Es lamentable que el país no esté hablando del Pacto por la Transformación Territorial que se presentó en Cauca la semana pasada, y del que tanta necesidad tiene esa región, afectada por el narcotráfico, sino que hable de ese otro pacto patriarcal, cada vez más elocuente en los actos del Gobierno, que ya no puede atribuirse a la verborrea sin filtro del Presidente. Luego de la retórica que le hizo el quiebre a la Ley 581 sobre la representación de las mujeres en el Gobierno, para nombrar/llamar ministra de Igualdad a Juan Carlos Florián –por no mencionar el apoyo a Benedetti en aquel inolvidable consejo de ministros–, es imposible seguir considerando “hechos aislados” a ese patrón, evidente en la manera como el Presidente ha tratado a las mujeres de su equipo, y que desconoce sus capacidades intelectuales.
En el episodio más reciente, fue Gloria Miranda, la directora del Programa Nacional Integral de Sustitución de Cultivos de Uso Ilícito (Pnis), quien afrontó, en vivo, el súbito llamado del patrón para compartir escenario: “Gloria, como todas las funcionarias del gobierno del cambio, es hermosa. Cada vez que se me acercan, los periodistas chismosos dicen que son novias mías. Y resulta que se acaba de casar hace un mes, así que la perdimos”, dijo Petro frente a una audiencia no solo dispuesta a aplaudir con servilismo las bromas del “patrón”, sino también, lo que es más grave, a aprender de sus palabras y de sus hechos “hegemónicos” –para usar una de las palabras presidenciales favoritas–.
Puesto que el Presidente es la máxima autoridad del país, su manera de tratar a una subordinada es una declaración de principios que los ciudadanos pueden percibir como un “deber ser” en relaciones asimétricas. Y sabemos muy bien cuáles son esas relaciones asimétricas: no es necesario definirlas.
La escena que ha circulado, no solo por los que el Presidente llama “medios hegemónicos”, sino por redes sociales digitales, muestra el momento en el que se refiere a Miranda con esas frases sobre la belleza de “casi” (es inaudible la palabra) todas las funcionarias del gobierno del cambio”, mientras le pasa el brazo frente a toda la audiencia y hace un acercamiento no deseado que quizás (casi) todas las mujeres podemos identificar. Ella sonríe, entre incómoda y complaciente, con esa sonrisa que (casi) todas hemos hecho, o visto hacer, frente a hombres poderosos: esa sonrisa que heredamos, y que es una matriz en los casos de acoso.
La aprendimos, sin darnos cuenta, en las telenovelas, las canciones, los libros, los juguetes, y ha configurado códigos de conducta inconscientes.
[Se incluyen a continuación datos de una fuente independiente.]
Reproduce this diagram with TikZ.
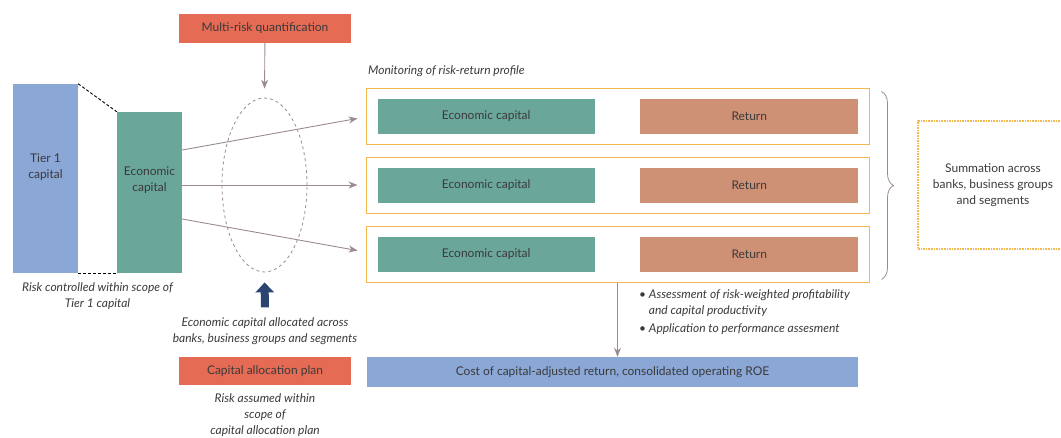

Y así como nos enseñaron a esperar que sean otros quienes tracen la línea entre lo que es aceptable y lo que no, fingimos reírnos frente a esas manos incómodas que se acercan, con tal de no disgustar al amo.
Ella sonríe, entre incómoda y complaciente, con esa sonrisa que (casi) todas hemos hecho, o visto hacer, frente a hombres poderosos: esa sonrisa que heredamos, y que es una matriz en los casos de acoso
¿Quién es esa funcionaria, de la que solo sabemos, por las palabras presidenciales, que es bella y que se casó hace un mes, y, por lo tanto, “la perdimos”? A esa manera de silenciar su voz, su formación y su trabajo se añade un derecho de propiedad, como si cualquier mujer fuera posesión de un hombre ¡a menos que se case!… Y ese acto de posesión supone una realización del hombre: él sabe más y, sobre todo, tiene el poder. Y, en este caso, es cierto.
Aunque hemos avanzado en identificar a ciertos hombres –el acosador callejero, el violador–, seguimos permitiendo esos gestos aparentemente sutiles de los hombres poderosos, como si el acoso fuera un problema de jerarquías. Pero no hay tanta distancia entre la obsesión por los atributos físicos femeninos, en desmedro de la capacidad intelectual de las mujeres, y la forma abusiva de convertirlas en objetos sexuales en juegos de poder.